Hoje há no Rio de Janeiro 850 favelas totalmente dominadas pelo tráfico. Nelas vivem cidadãos cujos direitos e garantias individuais foram capturados pela bandidagem, numa situação representativa de potencial risco para o Brasil todo, assim definida pelo ministro da Defesa, Raul Jungmann: “Quem controla o território controla o voto e conquista o poder de ocupar espaços na administração pública”.
No tocante à violência e à evidente perda de terreno do Estado nesse combate, o caso do Rio não se circunscreve àquelas regiões. Alastra-se pela cidade e, como demonstram os constantes pedidos de governadores por ajuda do Exército para a manutenção da ordem e a preservação da segurança do público, vai tomando conta do país, sem que as autoridades consigam conter o crescente domínio do mal.
Onde vamos parar? Jungmann não sabe ou não quer explicitar previsões catastróficas. Sabe, no entanto, que vamos de mal a pior e que providências urgentes e radicais são imprescindíveis para evitar que o Brasil viva, amanhã, a “tempestade perfeita” que hoje assola o Rio, tomado ao mesmo tempo por crises moral, administrativa, econômica, fiscal e de segurança.
Na opinião dele, o estado cartão-postal seria um “caso clássico” de intervenção federal. E por que não se faz, dada a prerrogativa da União nos casos mais graves? “Porque isso suspende emendas constitucionais, o que de início impediria a reforma da Previdência, mas também porque não há dinheiro para que a União possa assumir os compromissos necessários.”
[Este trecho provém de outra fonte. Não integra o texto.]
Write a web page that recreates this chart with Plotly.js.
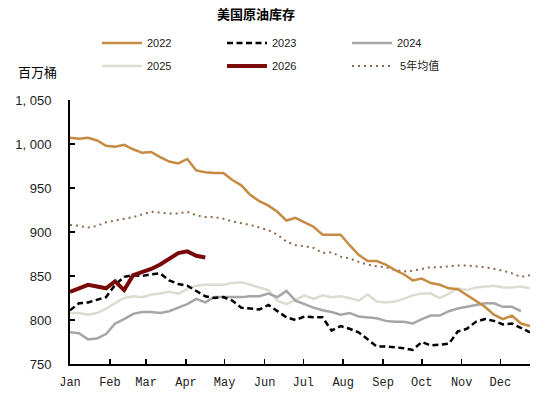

Três ações, no entender dele, poderiam ser postas em prática: a criação de uma Guarda Nacional permanente que não subtraísse efetivos das polícias militares estaduais, uma coordenação competente entre Polícia Federal, Ministério Público, Poder Judiciário e Sistema Prisional e a aprovação de legislação especificamente voltada para o crime organizado.
Isso a prazo curtíssimo, embora na dependência de improvável entendimento entre as áreas citadas. A médio e longo prazos, o ministro defende uma revisão constitucional no capítulo da segurança pública, devido à “falência” do arcabouço legal criado pela Constituição de 1988.
“Na época, com o regime militar ainda muito próximo, o constituinte achou por bem desmontar o então sistema centralizado, deixando a segurança pública ao encargo dos estados. Foram transferidos 85% das funções. À União coube o restante e, ao contrário do ocorrido na Saúde e na Educação, não ficou assegurado nenhum repasse do Orçamento para o Ministério da Justiça.”
Em miúdos: “Não podemos fazer nada. Não temos recursos nem autorização legal para agir”. Além disso, acrescenta o ministro, “há trinta anos o crime não era organizado nem transnacional e internacional como hoje”.
Diante disso, segundo Jungmann, temos um Estado de mãos amarradas e boca convenientemente fechada pelo acordo tácito entre o poder público e o poder dos sindicatos do crime: “Não mexa comigo que não mexo contigo”. Na prática, uma rendição aos sequestradores de funções institucionais, direitos e garantias individuais.